= Data extract =
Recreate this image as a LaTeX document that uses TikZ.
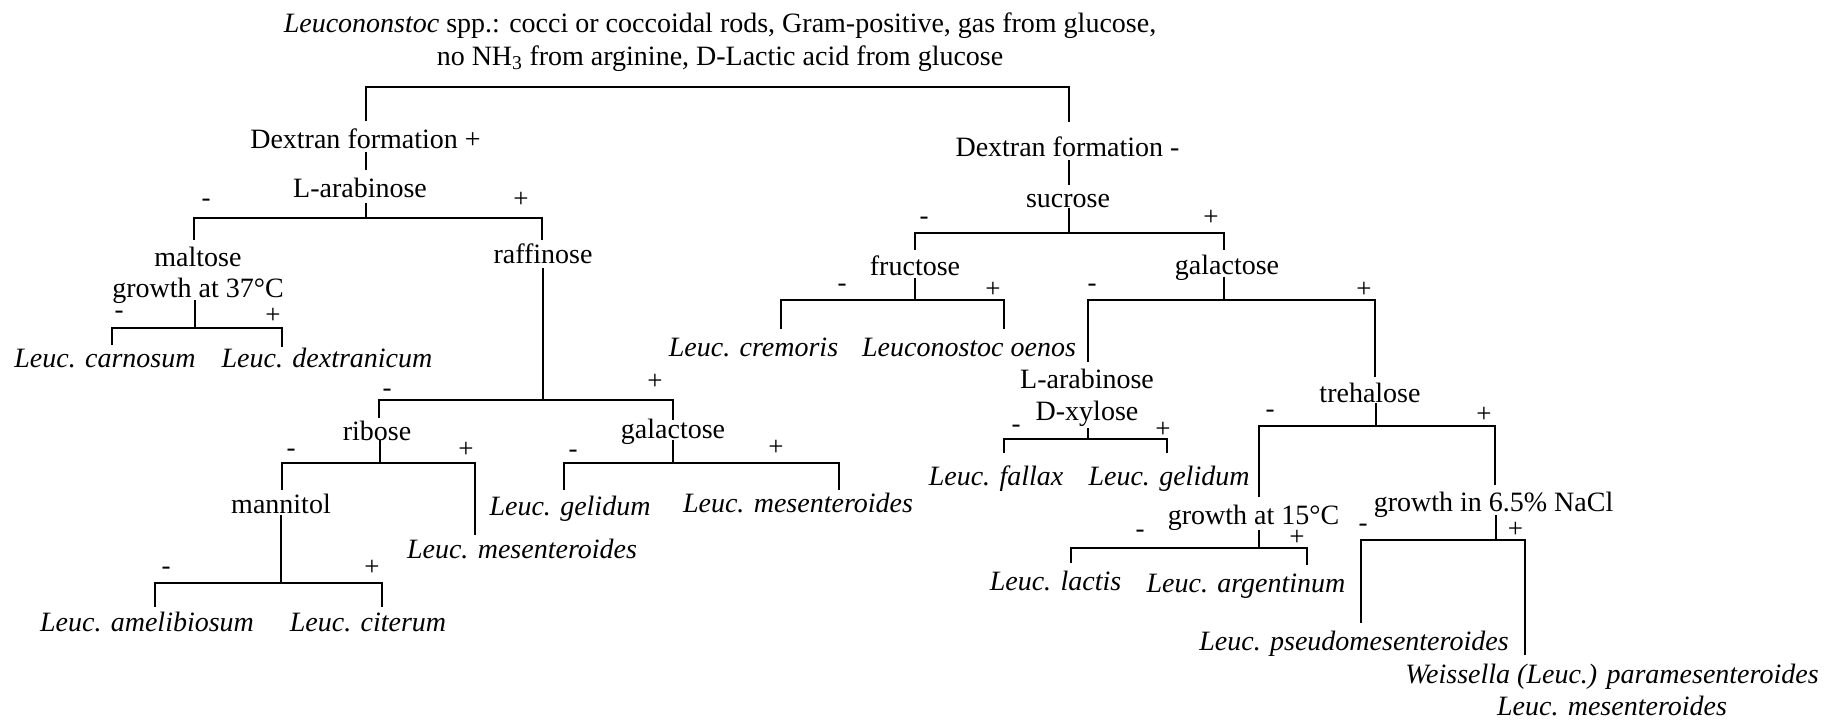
\documentclass[tikz,border=0pt]{standalone}
\usepackage{fontspec}
\setmainfont{Liberation Serif}
\begin{document}
\begin{tikzpicture}[x=1pt,y=-1pt,
  lab/.style={anchor=base, inner sep=0pt, font=\fontsize{28}{32}\selectfont},
  sp/.style={anchor=base, inner sep=0pt, font=\fontsize{28}{32}\selectfont\itshape},
  sgn/.style={anchor=center, inner sep=0pt, font=\fontsize{27}{30}\selectfont},
  conn/.style={line width=2pt}]
\useasboundingbox (0,0) rectangle (1835,721);
% ---------- text nodes ----------
\node[lab] (root) at (720,65) {\fontsize{28}{33}\selectfont\begin{tabular}[b]{@{}c@{}}\textit{Leucononstoc} spp.: cocci or coccoidal rods, Gram-positive, gas from glucose,\\ no NH\textsubscript{3} from arginine, D-Lactic acid from glucose\end{tabular}};
\node[lab] (dplus) at (365.5,148) {Dextran formation +};
\node[lab] (dminus) at (1067.5,156) {Dextran formation -};
\node[lab] (lara) at (360,197) {L-arabinose};
\node[lab] (sucr) at (1068,207) {sucrose};
\node[lab] (malt) at (198,297) {\fontsize{28}{31}\selectfont\begin{tabular}[b]{@{}c@{}}maltose\\ growth at 37°C\end{tabular}};
\node[lab] (raff) at (543,263) {raffinose};
\node[sp] (carn) at (105,367) {Leuc. carnosum};
\node[sp] (dext) at (327,367) {Leuc. dextranicum};
\node[lab] (ribo) at (377,440) {ribose};
\node[lab] (gal1) at (673,438) {galactose};
\node[lab] (mann) at (281,513) {mannitol};
\node[sp] (mes1) at (522,558) {Leuc. mesenteroides};
\node[sp] (geli1) at (570,515) {Leuc. gelidum};
\node[sp] (mes2) at (798,512) {Leuc. mesenteroides};
\node[sp] (amel) at (147,631) {Leuc. amelibiosum};
\node[sp] (cite) at (368,631) {Leuc. citerum};
\node[lab] (fruc) at (915,275) {fructose};
\node[lab] (gal2) at (1227,274) {galactose};
\node[sp] (crem) at (753.5,356) {Leuc. cremoris};
\node[sp] (oeno) at (969,356) {Leuconostoc oenos};
\node[lab] (laxy) at (1087,420) {\begin{tabular}[b]{@{}c@{}}L-arabinose\\ D-xylose\end{tabular}};
\node[sp] (fall) at (996,485) {Leuc. fallax};
\node[sp] (geli2) at (1169,485) {Leuc. gelidum};
\node[lab] (treh) at (1370,402) {trehalose};
\node[lab] (gfift) at (1253.5,524) {growth at 15°C};
\node[sp] (lact) at (1055.5,590) {Leuc. lactis};
\node[sp] (arge) at (1246,592) {Leuc. argentinum};
\node[lab] (nacl) at (1493.5,511) {growth in 6.5\% NaCl};
\node[sp] (pseu) at (1354,650) {Leuc. pseudomesenteroides};
\node[sp] (weis) at (1612,715) {\begin{tabular}[b]{@{}c@{}}Weissella (Leuc.) paramesenteroides\\ Leuc. mesenteroides\end{tabular}};
% ---------- signs ----------
\node[sgn] (la-m) at (206,203) {-};   \node[sgn] (la-p) at (521,200) {+};
\node[sgn] (su-m) at (924,221) {-};   \node[sgn] (su-p) at (1211,218) {+};
\node[sgn] (ma-m) at (119,315) {-};   \node[sgn] (ma-p) at (273,316) {+};
\node[sgn] (ra-m) at (387,393) {-};   \node[sgn] (ra-p) at (655,382) {+};
\node[sgn] (ri-m) at (291,453) {-};   \node[sgn] (ri-p) at (466,450) {+};
\node[sgn] (ga-m) at (573,454) {-};   \node[sgn] (ga-p) at (776,448) {+};
\node[sgn] (mn-m) at (166,571) {-};   \node[sgn] (mn-p) at (372,568) {+};
\node[sgn] (fr-m) at (842,288) {-};   \node[sgn] (fr-p) at (993,290) {+};
\node[sgn] (gb-m) at (1092,288) {-};  \node[sgn] (gb-p) at (1364,290) {+};
\node[sgn] (lx-m) at (1016,429) {-};  \node[sgn] (lx-p) at (1163,430) {+};
\node[sgn] (tr-m) at (1270,414) {-};  \node[sgn] (tr-p) at (1484,415) {+};
\node[sgn] (gf-m) at (1140,534) {-};  \node[sgn] (gf-p) at (1297,538) {+};
\node[sgn] (na-m) at (1363,528) {-};  \node[sgn] (na-p) at (1515.5,530) {+};
% ---------- connector end points ----------
\coordinate (r-l) at (366,121); \coordinate (r-c) at (720,87); \coordinate (r-r) at (1069,122);
\coordinate (dp-a) at (366,152); \coordinate (dp-b) at (366,170);
\coordinate (dm-a) at (1069,160); \coordinate (dm-b) at (1069,185);
\coordinate (la-t) at (366,203); \coordinate (la-c) at (366,218); \coordinate (la-l) at (194,240); \coordinate (la-r) at (542,240);
\coordinate (ma-t) at (194.5,300); \coordinate (ma-c) at (194.5,328); \coordinate (ma-l) at (112,345); \coordinate (ma-r) at (281.5,347);
\coordinate (ra-t) at (543,268); \coordinate (ra-c) at (543,400); \coordinate (ra-l) at (379,418); \coordinate (ra-r) at (673,420);
\coordinate (ri-t) at (380,440); \coordinate (ri-c) at (380,463); \coordinate (ri-l) at (281.5,490); \coordinate (ri-r) at (474.5,535);
\coordinate (ga-t) at (673,440); \coordinate (ga-c) at (673,463); \coordinate (ga-l) at (563.5,490); \coordinate (ga-r) at (839,490);
\coordinate (mn-t) at (281,515); \coordinate (mn-c) at (281,583); \coordinate (mn-l) at (155,607); \coordinate (mn-r) at (381.6,607);
\coordinate (su-t) at (1069,208); \coordinate (su-c) at (1069,233); \coordinate (su-l) at (915,250); \coordinate (su-r) at (1224,250);
\coordinate (fr-t) at (915,278); \coordinate (fr-c) at (915,300); \coordinate (fr-l) at (781,329); \coordinate (fr-r) at (1004,329);
\coordinate (gb-t) at (1224,277); \coordinate (gb-c) at (1224,300); \coordinate (gb-l) at (1088,362); \coordinate (gb-r) at (1375,377);
\coordinate (lx-t) at (1088,428); \coordinate (lx-c) at (1088,439); \coordinate (lx-l) at (1004,453); \coordinate (lx-r) at (1167,453);
\coordinate (tr-t) at (1376,403); \coordinate (tr-c) at (1376,426); \coordinate (tr-l) at (1258.5,497); \coordinate (tr-r) at (1495,485);
\coordinate (gf-t) at (1259,530); \coordinate (gf-c) at (1259,548); \coordinate (gf-l) at (1070.5,563); \coordinate (gf-r) at (1307,565);
\coordinate (na-t) at (1496,515); \coordinate (na-c) at (1496,540); \coordinate (na-l) at (1360.5,623); \coordinate (na-r) at (1525,655);
% ---------- connectors ----------
\draw[conn] (r-l) |- (r-c) -| (r-r);
\draw[conn] (dp-a) -- (dp-b);
\draw[conn] (dm-a) -- (dm-b);
\foreach \s in {la,ma,ra,ri,ga,mn,su,fr,gb,lx,tr,gf,na}{
  \draw[conn] (\s-t) -- (\s-c);
  \draw[conn] (\s-l) |- (\s-c) -| (\s-r);
}
\end{tikzpicture}
\end{document}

= Problem to work on =
Repeat the material above in full and unchanged, minus its images.

= Finished answer =
Recreate this image as a LaTeX document that uses TikZ.
\documentclass[tikz,border=0pt]{standalone}
\usepackage{fontspec}
\setmainfont{Liberation Serif}
\begin{document}
\begin{tikzpicture}[x=1pt,y=-1pt,
  lab/.style={anchor=base, inner sep=0pt, font=\fontsize{28}{32}\selectfont},
  sp/.style={anchor=base, inner sep=0pt, font=\fontsize{28}{32}\selectfont\itshape},
  sgn/.style={anchor=center, inner sep=0pt, font=\fontsize{27}{30}\selectfont},
  conn/.style={line width=2pt}]
\useasboundingbox (0,0) rectangle (1835,721);
% ---------- text nodes ----------
\node[lab] (root) at (720,65) {\fontsize{28}{33}\selectfont\begin{tabular}[b]{@{}c@{}}\textit{Leucononstoc} spp.: cocci or coccoidal rods, Gram-positive, gas from glucose,\\ no NH\textsubscript{3} from arginine, D-Lactic acid from glucose\end{tabular}};
\node[lab] (dplus) at (365.5,148) {Dextran formation +};
\node[lab] (dminus) at (1067.5,156) {Dextran formation -};
\node[lab] (lara) at (360,197) {L-arabinose};
\node[lab] (sucr) at (1068,207) {sucrose};
\node[lab] (malt) at (198,297) {\fontsize{28}{31}\selectfont\begin{tabular}[b]{@{}c@{}}maltose\\ growth at 37°C\end{tabular}};
\node[lab] (raff) at (543,263) {raffinose};
\node[sp] (carn) at (105,367) {Leuc. carnosum};
\node[sp] (dext) at (327,367) {Leuc. dextranicum};
\node[lab] (ribo) at (377,440) {ribose};
\node[lab] (gal1) at (673,438) {galactose};
\node[lab] (mann) at (281,513) {mannitol};
\node[sp] (mes1) at (522,558) {Leuc. mesenteroides};
\node[sp] (geli1) at (570,515) {Leuc. gelidum};
\node[sp] (mes2) at (798,512) {Leuc. mesenteroides};
\node[sp] (amel) at (147,631) {Leuc. amelibiosum};
\node[sp] (cite) at (368,631) {Leuc. citerum};
\node[lab] (fruc) at (915,275) {fructose};
\node[lab] (gal2) at (1227,274) {galactose};
\node[sp] (crem) at (753.5,356) {Leuc. cremoris};
\node[sp] (oeno) at (969,356) {Leuconostoc oenos};
\node[lab] (laxy) at (1087,420) {\begin{tabular}[b]{@{}c@{}}L-arabinose\\ D-xylose\end{tabular}};
\node[sp] (fall) at (996,485) {Leuc. fallax};
\node[sp] (geli2) at (1169,485) {Leuc. gelidum};
\node[lab] (treh) at (1370,402) {trehalose};
\node[lab] (gfift) at (1253.5,524) {growth at 15°C};
\node[sp] (lact) at (1055.5,590) {Leuc. lactis};
\node[sp] (arge) at (1246,592) {Leuc. argentinum};
\node[lab] (nacl) at (1493.5,511) {growth in 6.5\% NaCl};
\node[sp] (pseu) at (1354,650) {Leuc. pseudomesenteroides};
\node[sp] (weis) at (1612,715) {\begin{tabular}[b]{@{}c@{}}Weissella (Leuc.) paramesenteroides\\ Leuc. mesenteroides\end{tabular}};
% ---------- signs ----------
\node[sgn] (la-m) at (206,203) {-};   \node[sgn] (la-p) at (521,200) {+};
\node[sgn] (su-m) at (924,221) {-};   \node[sgn] (su-p) at (1211,218) {+};
\node[sgn] (ma-m) at (119,315) {-};   \node[sgn] (ma-p) at (273,316) {+};
\node[sgn] (ra-m) at (387,393) {-};   \node[sgn] (ra-p) at (655,382) {+};
\node[sgn] (ri-m) at (291,453) {-};   \node[sgn] (ri-p) at (466,450) {+};
\node[sgn] (ga-m) at (573,454) {-};   \node[sgn] (ga-p) at (776,448) {+};
\node[sgn] (mn-m) at (166,571) {-};   \node[sgn] (mn-p) at (372,568) {+};
\node[sgn] (fr-m) at (842,288) {-};   \node[sgn] (fr-p) at (993,290) {+};
\node[sgn] (gb-m) at (1092,288) {-};  \node[sgn] (gb-p) at (1364,290) {+};
\node[sgn] (lx-m) at (1016,429) {-};  \node[sgn] (lx-p) at (1163,430) {+};
\node[sgn] (tr-m) at (1270,414) {-};  \node[sgn] (tr-p) at (1484,415) {+};
\node[sgn] (gf-m) at (1140,534) {-};  \node[sgn] (gf-p) at (1297,538) {+};
\node[sgn] (na-m) at (1363,528) {-};  \node[sgn] (na-p) at (1515.5,530) {+};
% ---------- connector end points ----------
\coordinate (r-l) at (366,121); \coordinate (r-c) at (720,87); \coordinate (r-r) at (1069,122);
\coordinate (dp-a) at (366,152); \coordinate (dp-b) at (366,170);
\coordinate (dm-a) at (1069,160); \coordinate (dm-b) at (1069,185);
\coordinate (la-t) at (366,203); \coordinate (la-c) at (366,218); \coordinate (la-l) at (194,240); \coordinate (la-r) at (542,240);
\coordinate (ma-t) at (194.5,300); \coordinate (ma-c) at (194.5,328); \coordinate (ma-l) at (112,345); \coordinate (ma-r) at (281.5,347);
\coordinate (ra-t) at (543,268); \coordinate (ra-c) at (543,400); \coordinate (ra-l) at (379,418); \coordinate (ra-r) at (673,420);
\coordinate (ri-t) at (380,440); \coordinate (ri-c) at (380,463); \coordinate (ri-l) at (281.5,490); \coordinate (ri-r) at (474.5,535);
\coordinate (ga-t) at (673,440); \coordinate (ga-c) at (673,463); \coordinate (ga-l) at (563.5,490); \coordinate (ga-r) at (839,490);
\coordinate (mn-t) at (281,515); \coordinate (mn-c) at (281,583); \coordinate (mn-l) at (155,607); \coordinate (mn-r) at (381.6,607);
\coordinate (su-t) at (1069,208); \coordinate (su-c) at (1069,233); \coordinate (su-l) at (915,250); \coordinate (su-r) at (1224,250);
\coordinate (fr-t) at (915,278); \coordinate (fr-c) at (915,300); \coordinate (fr-l) at (781,329); \coordinate (fr-r) at (1004,329);
\coordinate (gb-t) at (1224,277); \coordinate (gb-c) at (1224,300); \coordinate (gb-l) at (1088,362); \coordinate (gb-r) at (1375,377);
\coordinate (lx-t) at (1088,428); \coordinate (lx-c) at (1088,439); \coordinate (lx-l) at (1004,453); \coordinate (lx-r) at (1167,453);
\coordinate (tr-t) at (1376,403); \coordinate (tr-c) at (1376,426); \coordinate (tr-l) at (1258.5,497); \coordinate (tr-r) at (1495,485);
\coordinate (gf-t) at (1259,530); \coordinate (gf-c) at (1259,548); \coordinate (gf-l) at (1070.5,563); \coordinate (gf-r) at (1307,565);
\coordinate (na-t) at (1496,515); \coordinate (na-c) at (1496,540); \coordinate (na-l) at (1360.5,623); \coordinate (na-r) at (1525,655);
% ---------- connectors ----------
\draw[conn] (r-l) |- (r-c) -| (r-r);
\draw[conn] (dp-a) -- (dp-b);
\draw[conn] (dm-a) -- (dm-b);
\foreach \s in {la,ma,ra,ri,ga,mn,su,fr,gb,lx,tr,gf,na}{
  \draw[conn] (\s-t) -- (\s-c);
  \draw[conn] (\s-l) |- (\s-c) -| (\s-r);
}
\end{tikzpicture}
\end{document}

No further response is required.